BRIEF
Nothing but the lines from the top of the data to the line holding "e=document.createElementNS(NS,tag);for(const k in" should be printed, word for word and both ends included; leave the pictures out.

INFORMATION PROVIDED
►

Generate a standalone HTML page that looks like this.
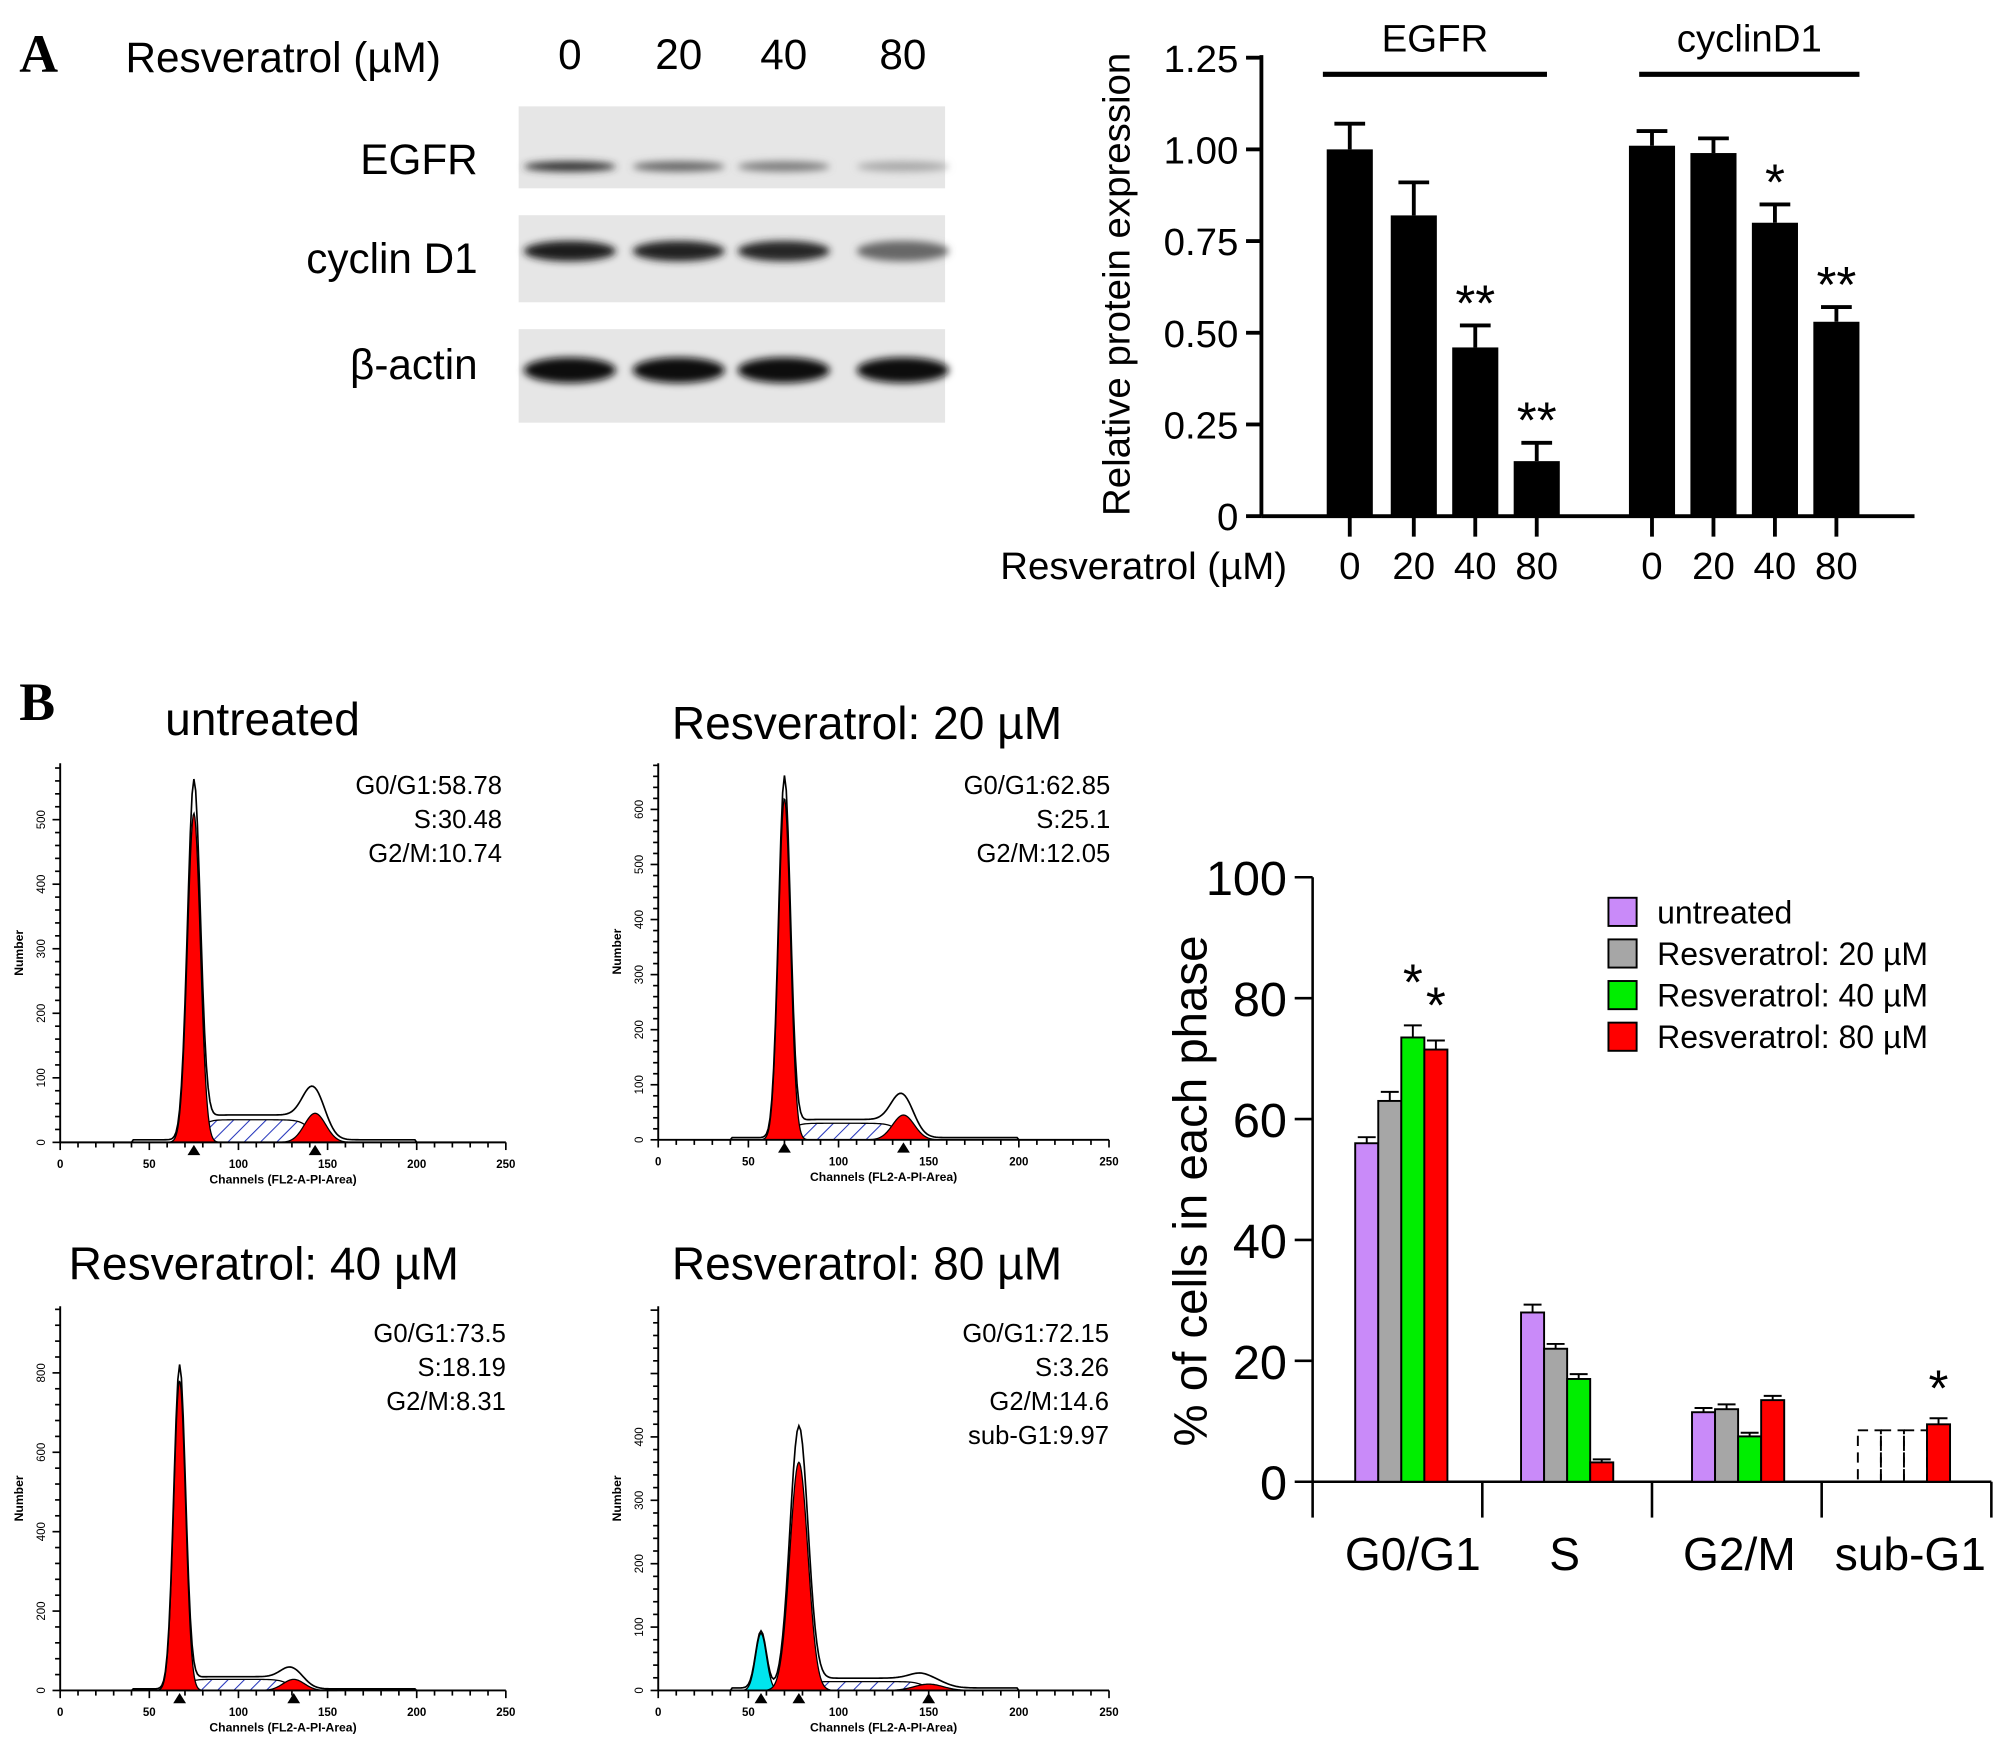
<!DOCTYPE html>
<html><head><meta charset="utf-8"><style>
html,body{margin:0;padding:0;background:#fff}
svg{display:block}
text{font-family:"Liberation Sans",Arial,sans-serif;fill:#000}
</style></head><body>
<svg id="fig" width="2008" height="1752" viewBox="0 0 1568 1368" xmlns="http://www.w3.org/2000/svg">
<defs>
<filter id="blur" x="-20%" y="-100%" width="140%" height="300%"><feGaussianBlur stdDeviation="3"/></filter>
<pattern id="hatch" patternUnits="userSpaceOnUse" width="9" height="9" patternTransform="rotate(45)">
<rect width="9" height="9" fill="#fff"/><line x1="0" y1="0" x2="0" y2="9" stroke="#2233bb" stroke-width="1.6"/></pattern>
</defs>
<g id="panelA">
<text x="15" y="56" font-weight="bold" font-size="42" style="font-family:'Liberation Serif',serif">A</text>
<text x="98" y="56" font-size="33">Resveratrol (µM)</text>
<text x="445" y="54" font-size="33" text-anchor="middle">0</text>
<text x="530" y="54" font-size="33" text-anchor="middle">20</text>
<text x="612" y="54" font-size="33" text-anchor="middle">40</text>
<text x="705" y="54" font-size="33" text-anchor="middle">80</text>
<text x="373" y="136" font-size="33" text-anchor="end">EGFR</text>
<text x="373" y="213" font-size="33" text-anchor="end">cyclin D1</text>
<text x="373" y="296" font-size="33" text-anchor="end">β-actin</text>
<g id="blots"></g>
<g id="chartA"></g>
</g>
<g id="panelB">
<text x="15" y="562" font-weight="bold" font-size="42" style="font-family:'Liberation Serif',serif">B</text>
<g id="hists"></g>
<g id="chartB"></g>
</g>
</svg>
<script>
const NS="http://www.w3.org/2000/svg";
function mk(tag,attrs,parent,txt){const e=document.createElementNS(NS,tag);for(const k in attrs)e.setAttribute(k,attrs[k]);if(txt!==undefined)e.textContent=txt;parent.appendChild(e);return e;}

// ---------- Blots ----------
const blotLanes=[445,530,612,705];
const egfrIntensity=[0.85,0.6,0.5,0.3];
const cyclinIntensity=[0.95,0.92,0.9,0.6];
const actinIntensity=[1,1,1,1];
const blots=document.getElementById('blots');
const blotRows=[{y:83,h:64,vals:egfrIntensity,bandY:130,bh:4,name:'egfr-blot'},{y:168,h:68,vals:cyclinIntensity,bandY:196,bh:8,name:'cyclind1-blot'},{y:257,h:73,vals:actinIntensity,bandY:289,bh:10,name:'actin-blot'}];
blotRows.forEach(r=>{
  const g=mk('g',{},blots);
  
  
  mk('rect',{x:405,y:r.y,width:333,height:r.h,fill:'#e6e6e6'},g);
  r.vals.forEach((v,i)=>{
    const c=Math.round(235-220*v);
    const b=mk('ellipse',{cx:blotLanes[i],cy:r.bandY,rx:36,ry:r.bh,fill:`rgb(${c},${c},${c})`,filter:'url(#blur)'},g);
    
    
  });
});

// ---------- Chart A ----------
const aGroups=['EGFR','cyclinD1'];
const aDoses=['0','20','40','80'];
const egfrVals=[1.00,0.82,0.46,0.15];
const egfrErr=[0.07,0.09,0.06,0.05];
const cycVals=[1.01,0.99,0.80,0.53];
const cycErr=[0.04,0.04,0.05,0.04];
const aTicks=[0,0.25,0.5,0.75,1.0,1.25];
const aTickLabels=['0','0.25','0.50','0.75','1.00','1.25'];
const egfrStars=['','','**','**'];
const cycStars=['','','*','**'];
const cA=document.getElementById('chartA');
const ax0=985,ay0=403,ayTop=45;
const yA=v=>ay0-(v/1.25)*(ay0-ayTop);
const centersA=[[1054,1104,1152,1200],[1290,1338,1386,1434]];
mk('line',{x1:ax0,y1:ay0,x2:1495,y2:ay0,stroke:'#000','stroke-width':3},cA);
mk('line',{x1:ax0,y1:ayTop-2,x2:ax0,y2:ay0,stroke:'#000','stroke-width':3},cA);
aTicks.forEach((t,i)=>{
  mk('line',{x1:ax0-12,y1:yA(t),x2:ax0,y2:yA(t),stroke:'#000','stroke-width':3},cA);
  const l=mk('text',{x:ax0-18,y:yA(t)+11,'font-size':30,'text-anchor':'end'},cA,aTickLabels[i]);
  
  
});
const yt=mk('text',{x:0,y:0,'font-size':30,'text-anchor':'middle',transform:'translate(882,222) rotate(-90)'},cA,'Relative protein expression');


const xt=mk('text',{x:1005,y:452,'font-size':30,'text-anchor':'end'},cA,'Resveratrol (µM)');


[[egfrVals,egfrErr,egfrStars],[cycVals,cycErr,cycStars]].forEach((s,gi)=>{
  s[0].forEach((v,i)=>{
    const cx=centersA[gi][i];
    const b=mk('rect',{x:cx-18,y:yA(v),width:36,height:ay0-yA(v),fill:'#000'},cA);
    
    
    const ye=yA(v+s[1][i]);
    mk('line',{x1:cx,y1:ye,x2:cx,y2:yA(v),stroke:'#000','stroke-width':3},cA);
    mk('line',{x1:cx-12,y1:ye,x2:cx+12,y2:ye,stroke:'#000','stroke-width':3},cA);
    mk('line',{x1:cx,y1:ay0,x2:cx,y2:ay0+16,stroke:'#000','stroke-width':3},cA);
    const tl=mk('text',{x:cx,y:452,'font-size':30,'text-anchor':'middle'},cA,aDoses[i]);
    
    
    if(s[2][i]){const st=mk('text',{x:cx,y:ye-4,'font-size':40,'text-anchor':'middle'},cA,s[2][i]);
      
      }
  });
});
[[1033,1208,'EGFR'],[1280,1452,'cyclinD1']].forEach(g=>{
  mk('line',{x1:g[0],y1:58,x2:g[1],y2:58,stroke:'#000','stroke-width':4},cA);
  const t=mk('text',{x:(g[0]+g[1])/2,y:40,'font-size':30,'text-anchor':'middle'},cA,g[2]);
  
  
});

// ---------- Histograms ----------
const histTitles=['untreated','Resveratrol: 20 µM','Resveratrol: 40 µM','Resveratrol: 80 µM'];
const histStats=[['G0/G1:58.78','S:30.48','G2/M:10.74'],['G0/G1:62.85','S:25.1','G2/M:12.05'],['G0/G1:73.5','S:18.19','G2/M:8.31'],['G0/G1:72.15','S:3.26','G2/M:14.6','sub-G1:9.97']];
const g1Pos=[75,70,67,78], g1Height=[510,620,780,360], g1Width=[3.6,3.3,3.3,5];
const g2Pos=[143,136,131,150], g2Height=[45,45,28,10], g2Width=[6,6,6,8];
const sLevel=[35,30,28,14];
const subPos=[0,0,0,57], subHeight=[0,0,0,90];
const envExtra=[40,30,30,50];
const yMaxTick=[500,600,800,400], yTickStep=[100,100,200,100];
const hx=[47,514,47,514], hbase=[892,890,1320,1320], htop=[596,596,1020,1020], hw=[348,352,348,352];
const countPx=[0.504,0.43,0.31,0.495];
const titlePos=[[205,574],[677,577],[206,999],[677,999]];
const statX=[392,867,395,866], statY=[620,1048];
const H=document.getElementById('hists');
const gauss=(x,m,s)=>Math.exp(-0.5*((x-m)/s)**2);
histTitles.forEach((title,p)=>{
  const g=mk('g',{},H);
  
  
  const X=c=>hx[p]+c/250*hw[p], Y=n=>hbase[p]-n*countPx[p];
  const t=mk('text',{x:titlePos[p][0],y:titlePos[p][1],'font-size':36,'text-anchor':'middle'},g,title);
  
  
  histStats[p].forEach((s,i)=>{const st=mk('text',{x:statX[p],y:(p<2?statY[0]:statY[1])+i*26.5,'font-size':20,'text-anchor':'end'},g,s);
    
    });
  const sSig=c=>1/(1+Math.exp(-(c-g1Pos[p]-3)/2.5))*1/(1+Math.exp((c-g2Pos[p]+2)/3));
  let sp=`M${X(g1Pos[p])},${Y(0)}`;
  for(let c=g1Pos[p];c<=g2Pos[p]+8;c+=1)sp+=` L${X(c)},${Y(sLevel[p]*sSig(c))}`;
  sp+=` L${X(g2Pos[p]+8)},${Y(0)}Z`;
  mk('path',{d:sp,fill:'url(#hatch)',stroke:'#000','stroke-width':1},g);
  const peak=(m,h,s,col,nm)=>{let d=`M${X(m-4*s)},${Y(0)}`;for(let c=m-4*s;c<=m+4*s;c+=0.5)d+=` L${X(c)},${Y(h*gauss(c,m,s))}`;d+=` L${X(m+4*s)},${Y(0)}Z`;
    const e=mk('path',{d:d,fill:col,stroke:'#000','stroke-width':1},g);};
  if(subHeight[p])peak(subPos[p],subHeight[p],3,'#00e5ee','sub-g1-peak');
  peak(g1Pos[p],g1Height[p],g1Width[p],'#f00','g1-peak');
  peak(g2Pos[p],g2Height[p],g2Width[p],'#f00','g2-peak');
  let ed='';
  for(let c=20;c<=240;c+=1){const n=g1Height[p]*gauss(c,g1Pos[p],g1Width[p])+envExtra[p]*gauss(c,g1Pos[p],g1Width[p])+g2Height[p]*1.5*gauss(c,g2Pos[p],g2Width[p])+sLevel[p]*1.1*sSig(c)+subHeight[p]*gauss(c,subPos[p]||-100,3)+(c>40&&c<200?4:0);
    ed+=(ed?' L':'M')+X(c)+','+Y(n);}
  mk('path',{d:ed,fill:'none',stroke:'#000','stroke-width':1.3},g);
  mk('line',{x1:X(0),y1:hbase[p],x2:X(250),y2:hbase[p],stroke:'#000','stroke-width':1.5},g);
  mk('line',{x1:X(0),y1:htop[p],x2:X(0),y2:hbase[p],stroke:'#000','stroke-width':1.5},g);
  for(let c=0;c<=250;c+=10)mk('line',{x1:X(c),y1:hbase[p],x2:X(c),y2:hbase[p]+(c%50?4:6),stroke:'#000','stroke-width':1.3},g);
  for(let c=0;c<=250;c+=50){const l=mk('text',{x:X(c),y:hbase[p]+20,'font-size':9,'font-weight':'bold','text-anchor':'middle'},g,c);
    }
  for(let n=0;Y(n)>=htop[p];n+=yTickStep[p]/5)mk('line',{x1:X(0)-(n%yTickStep[p]?4:6),y1:Y(n),x2:X(0),y2:Y(n),stroke:'#000','stroke-width':1.3},g);
  for(let n=0;n<=yMaxTick[p];n+=yTickStep[p]){const l=mk('text',{x:0,y:0,'font-size':9,'text-anchor':'middle',transform:`translate(${X(0)-12},${Y(n)}) rotate(-90)`},g,n);
    }
  const xl=mk('text',{x:X(125),y:hbase[p]+32,'font-size':9.5,'font-weight':'bold','text-anchor':'middle'},g,'Channels (FL2-A-PI-Area)');
  
  const yl=mk('text',{x:0,y:0,'font-size':9.5,'font-weight':'bold','text-anchor':'middle',transform:`translate(${X(0)-29},${(htop[p]+hbase[p])/2}) rotate(-90)`},g,'Number');
  
  [g1Pos[p],g2Pos[p]].forEach(c=>mk('path',{d:`M${X(c)-5},${hbase[p]+10} L${X(c)+5},${hbase[p]+10} L${X(c)},${hbase[p]+2}Z`,fill:'#000'},g));
  if(subHeight[p])mk('path',{d:`M${X(subPos[p])-5},${hbase[p]+10} L${X(subPos[p])+5},${hbase[p]+10} L${X(subPos[p])},${hbase[p]+2}Z`,fill:'#000'},g);
});

// ---------- Chart B ----------
const phases=['G0/G1','S','G2/M','sub-G1'];
const seriesNames=['untreated','Resveratrol: 20 µM','Resveratrol: 40 µM','Resveratrol: 80 µM'];
const seriesColors=['#c98af9','#a6a6a6','#00ee00','#ff0000'];
const untreatedVals=[56,28,11.5,8.5];
const r20Vals=[63,22,12,8.5];
const r40Vals=[73.5,17,7.5,8.5];
const r80Vals=[71.5,3.2,13.5,9.5];
const untreatedErr=[1,1.3,0.7,0];
const r20Err=[1.5,0.8,0.8,0];
const r40Err=[2,0.8,0.6,0];
const r80Err=[1.5,0.5,0.7,1];
const bStars=[['','','*','*'],['','','',''],['','','',''],['','','','*']];
const bTicks=[0,20,40,60,80,100];
const cB=document.getElementById('chartB');
const bx0=1025,bxEnd=1555,by0=1157,byTop=685;
const yB=v=>by0-v/100*(by0-byTop);
const groupW=(bxEnd-bx0)/phases.length;
const bw=18;
const barShift=[3,0,1,-2];
const labelShift=[12,-2,2,3];
mk('line',{x1:bx0,y1:by0,x2:bxEnd,y2:by0,stroke:'#000','stroke-width':2},cB);
mk('line',{x1:bx0,y1:byTop,x2:bx0,y2:by0,stroke:'#000','stroke-width':2},cB);
bTicks.forEach(t=>{
  mk('line',{x1:bx0-14,y1:yB(t),x2:bx0,y2:yB(t),stroke:'#000','stroke-width':2},cB);
  const l=mk('text',{x:bx0-20,y:yB(t)+14,'font-size':38,'text-anchor':'end'},cB,t);
  
});
for(let i=0;i<=phases.length;i++)mk('line',{x1:bx0+i*groupW,y1:by0,x2:bx0+i*groupW,y2:by0+28,stroke:'#000','stroke-width':2},cB);
const yb=mk('text',{x:0,y:0,'font-size':37,'text-anchor':'middle',transform:'translate(942,930) rotate(-90)'},cB,'% of cells in each phase');

const allVals=[untreatedVals,r20Vals,r40Vals,r80Vals], allErr=[untreatedErr,r20Err,r40Err,r80Err];
const starLift=[[0,0,20,14],[0,0,0,0],[0,0,0,0],[0,0,0,10]];
phases.forEach((ph,pi)=>{
  const gmid=bx0+pi*groupW+groupW/2;
  const gc=gmid+barShift[pi];
  const l=mk('text',{x:gmid+labelShift[pi],y:1226,'font-size':36,'text-anchor':'middle'},cB,ph);
  
  allVals.forEach((vals,si)=>{
    const x=gc-2*bw+si*bw, v=vals[pi];
    const dashed=(pi===3&&si<3);
    const b=mk('rect',{x:x,y:yB(v),width:bw,height:by0-yB(v),fill:dashed?'none':seriesColors[si],stroke:'#000','stroke-width':1.5,'stroke-dasharray':dashed?'8,5':'none'},cB);
    
    
    const e=allErr[si][pi];
    const ye=yB(v+e);
    if(e>0){
      mk('line',{x1:x+bw/2,y1:ye,x2:x+bw/2,y2:yB(v),stroke:'#000','stroke-width':1.5},cB);
      mk('line',{x1:x+bw/2-7,y1:ye,x2:x+bw/2+7,y2:ye,stroke:'#000','stroke-width':1.5},cB);}
    if(bStars[pi][si]){const st=mk('text',{x:x+bw/2,y:ye-starLift[pi][si],'font-size':40,'text-anchor':'middle'},cB,'*');
      }
  });
});
seriesNames.forEach((n,i)=>{
  const g=mk('g',{},cB);
  
  
  const y=712+i*32.5;
  mk('rect',{x:1256,y:y-11,width:22,height:22,fill:seriesColors[i],stroke:'#000','stroke-width':1.5},g);
  mk('text',{x:1294,y:y+9,'font-size':25},g,n);
});
</script>
</body></html>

◄

CORRECT OUTPUT
Generate a standalone HTML page that looks like this.
<!DOCTYPE html>
<html><head><meta charset="utf-8"><style>
html,body{margin:0;padding:0;background:#fff}
svg{display:block}
text{font-family:"Liberation Sans",Arial,sans-serif;fill:#000}
</style></head><body>
<svg id="fig" width="2008" height="1752" viewBox="0 0 1568 1368" xmlns="http://www.w3.org/2000/svg">
<defs>
<filter id="blur" x="-20%" y="-100%" width="140%" height="300%"><feGaussianBlur stdDeviation="3"/></filter>
<pattern id="hatch" patternUnits="userSpaceOnUse" width="9" height="9" patternTransform="rotate(45)">
<rect width="9" height="9" fill="#fff"/><line x1="0" y1="0" x2="0" y2="9" stroke="#2233bb" stroke-width="1.6"/></pattern>
</defs>
<g id="panelA">
<text x="15" y="56" font-weight="bold" font-size="42" style="font-family:'Liberation Serif',serif">A</text>
<text x="98" y="56" font-size="33">Resveratrol (µM)</text>
<text x="445" y="54" font-size="33" text-anchor="middle">0</text>
<text x="530" y="54" font-size="33" text-anchor="middle">20</text>
<text x="612" y="54" font-size="33" text-anchor="middle">40</text>
<text x="705" y="54" font-size="33" text-anchor="middle">80</text>
<text x="373" y="136" font-size="33" text-anchor="end">EGFR</text>
<text x="373" y="213" font-size="33" text-anchor="end">cyclin D1</text>
<text x="373" y="296" font-size="33" text-anchor="end">β-actin</text>
<g id="blots"></g>
<g id="chartA"></g>
</g>
<g id="panelB">
<text x="15" y="562" font-weight="bold" font-size="42" style="font-family:'Liberation Serif',serif">B</text>
<g id="hists"></g>
<g id="chartB"></g>
</g>
</svg>
<script>
const NS="http://www.w3.org/2000/svg";
function mk(tag,attrs,parent,txt){const e=document.createElementNS(NS,tag);for(const k in attrs)e.setAttribute(k,attrs[k]);if(txt!==undefined)e.textContent=txt;parent.appendChild(e);return e;}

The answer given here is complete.